## Work to be completed
Exactly retype the lines from the top of the data through the line containing "syy = [1.19, 4.00, 1.479, 1.119, 0.960, 0.778]", leaving out every picture.

------ Available data ------

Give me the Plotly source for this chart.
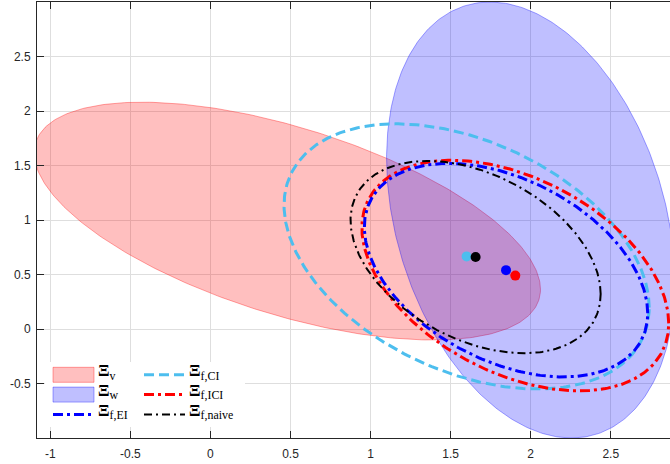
import numpy as np
import plotly.graph_objects as go

# ---- data ----
labels = ["<b>Ξ</b><sub>v</sub>", "<b>Ξ</b><sub>w</sub>", "<b>Ξ</b><sub>f,CI</sub>",
          "<b>Ξ</b><sub>f,ICI</sub>", "<b>Ξ</b><sub>f,EI</sub>", "<b>Ξ</b><sub>f,naive</sub>"]
# ellipse centres
cx = [0.48, 2.00, 1.600, 1.904, 1.846, 1.656]
cy = [0.99, 1.00, 0.666, 0.490, 0.540, 0.660]
# ellipse shape matrices [[sxx, sxy], [sxy, syy]]
sxx = [2.50, 0.81, 1.300, 0.918, 0.783, 0.610]
sxy = [-0.99, -0.51, -0.535, -0.420, -0.350, -0.265]
syy = [1.19, 4.00, 1.479, 1.119, 0.960, 0.778]

# fused estimate means (dots): CI, naive, EI, ICI
dot_x = [1.600, 1.656, 1.846, 1.904]
dot_y = [0.666, 0.660, 0.540, 0.490]
dot_colors = ["#4DBEEE", "#000000", "#0000FF", "#FF0000"]

x_ticks = [-1, -0.5, 0, 0.5, 1, 1.5, 2, 2.5]
x_ticktext = ["-1", "-0.5", "0", "0.5", "1", "1.5", "2", "2.5"]
y_ticks = [-0.5, 0, 0.5, 1, 1.5, 2, 2.5]
y_ticktext = ["-0.5", "0", "0.5", "1", "1.5", "2", "2.5"]

W, H = 670, 464
ML, MR, MT, MB = 37, 0, 2, 26
PW, PH = W - ML - MR, H - MT - MB


def px_x(p):
    return (p - ML) / PW


def px_y(p):
    return 1 - (p - MT) / PH


def ellipse(i, n=361):
    M = np.array([[sxx[i], sxy[i]], [sxy[i], syy[i]]])
    L = np.linalg.cholesky(M)
    t = np.linspace(0, 2 * np.pi, n)
    pts = L @ np.vstack([np.cos(t), np.sin(t)])
    return cx[i] + pts[0], cy[i] + pts[1]


fill_colors = ["rgba(255,0,0,0.25)", "rgba(0,0,255,0.25)"]
edge_colors = ["rgba(255,0,0,0.35)", "rgba(0,0,255,0.35)"]
line_styles = {
    2: dict(color="#4DBEEE", width=3, dash="10px,5px"),
    3: dict(color="#FF0000", width=3, dash="10px,4px,3px,4px"),
    4: dict(color="#0000FF", width=3, dash="10px,4px,3px,4px"),
    5: dict(color="#000000", width=2, dash="8px,4px,2px,4px"),
}
# legend layout: (legend id, symbol x0 px, row centre y px)
legend_slot = {0: ("legend", 53, 374.8), 1: ("legend", 53, 394.6), 4: ("legend", 53, 414.4),
               2: ("legend2", 144, 374.8), 3: ("legend2", 144, 394.6), 5: ("legend2", 144, 414.4)}

fig = go.Figure()
shapes = [dict(type="rect", xref="paper", yref="paper",
               x0=px_x(45), x1=px_x(245), y0=px_y(427), y1=px_y(362),
               fillcolor="white", line=dict(width=0), layer="above")]

# filled ellipses
for i in range(2):
    ex, ey = ellipse(i)
    fig.add_trace(go.Scatter(x=ex, y=ey, mode="lines", fill="toself",
                             fillcolor=fill_colors[i],
                             line=dict(color=edge_colors[i], width=1),
                             legendgroup=str(i), showlegend=False, hoverinfo="skip"))

# fused ellipses (line only)
for i in [2, 3, 4, 5]:
    ex, ey = ellipse(i)
    fig.add_trace(go.Scatter(x=ex, y=ey, mode="lines", line=line_styles[i],
                             legendgroup=str(i), showlegend=False, hoverinfo="skip"))

# mean dots
for k in range(4):
    fig.add_trace(go.Scatter(x=[dot_x[k]], y=[dot_y[k]], mode="markers",
                             marker=dict(size=10, color=dot_colors[k]),
                             showlegend=False, hoverinfo="skip"))

# legend entries (text from the legend, symbols drawn at MATLAB size)
for i in [0, 1, 4, 2, 3, 5]:
    lg, sx, sy = legend_slot[i]
    fig.add_trace(go.Scatter(x=[None], y=[None], mode="lines",
                             line=dict(width=0, color="white"),
                             name='<span style="font-size:17px">' + labels[i] + "</span>",
                             legend=lg, legendgroup=str(i), hoverinfo="skip"))
    if i < 2:
        shapes.append(dict(type="rect", xref="paper", yref="paper",
                           x0=px_x(sx), x1=px_x(sx + 41), y0=px_y(sy + 7.5), y1=px_y(sy - 7.5),
                           fillcolor=fill_colors[i], line=dict(color=edge_colors[i], width=1),
                           layer="above"))
    else:
        st = line_styles[i]
        shapes.append(dict(type="line", xref="paper", yref="paper",
                           x0=px_x(sx), x1=px_x(sx + 41), y0=px_y(sy), y1=px_y(sy),
                           line=dict(color=st["color"], width=st["width"], dash=st["dash"]),
                           layer="above"))

axis_common = dict(showgrid=True, gridcolor="#DEDEDE", gridwidth=1,
                   zeroline=False, showline=True, linecolor="#262626", linewidth=1,
                   ticks="inside", ticklen=7, tickcolor="#262626", tickwidth=1,
                   tickfont=dict(family="Liberation Sans, Arial, sans-serif", size=12, color="#262626"))

legend_font = dict(family="Liberation Serif, DejaVu Serif, serif", size=13, color="black")
legend_top = px_y(356)

fig.update_layout(
    width=W, height=H,
    margin=dict(l=ML, r=MR, t=MT, b=MB),
    paper_bgcolor="white", plot_bgcolor="white",
    xaxis=dict(range=[-1.083, 2.870], tickvals=x_ticks, ticktext=x_ticktext,
               mirror="ticks", ticklabelstandoff=5, **axis_common),
    yaxis=dict(range=[-1.0, 3.0], tickvals=y_ticks, ticktext=y_ticktext,
               mirror=False, ticklabelstandoff=3, **axis_common),
    legend=dict(x=px_x(58), y=legend_top, xanchor="left", yanchor="top",
                bgcolor="rgba(0,0,0,0)", borderwidth=0, tracegroupgap=0,
                font=legend_font),
    legend2=dict(x=px_x(149), y=legend_top, xanchor="left", yanchor="top",
                 bgcolor="rgba(0,0,0,0)", borderwidth=0, tracegroupgap=0,
                 font=legend_font),
    shapes=shapes,
)

fig.write_html("out.html")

------

## Solved problem
Give me the Plotly source for this chart.
import numpy as np
import plotly.graph_objects as go

# ---- data ----
labels = ["<b>Ξ</b><sub>v</sub>", "<b>Ξ</b><sub>w</sub>", "<b>Ξ</b><sub>f,CI</sub>",
          "<b>Ξ</b><sub>f,ICI</sub>", "<b>Ξ</b><sub>f,EI</sub>", "<b>Ξ</b><sub>f,naive</sub>"]
# ellipse centres
cx = [0.48, 2.00, 1.600, 1.904, 1.846, 1.656]
cy = [0.99, 1.00, 0.666, 0.490, 0.540, 0.660]
# ellipse shape matrices [[sxx, sxy], [sxy, syy]]
sxx = [2.50, 0.81, 1.300, 0.918, 0.783, 0.610]
sxy = [-0.99, -0.51, -0.535, -0.420, -0.350, -0.265]
syy = [1.19, 4.00, 1.479, 1.119, 0.960, 0.778]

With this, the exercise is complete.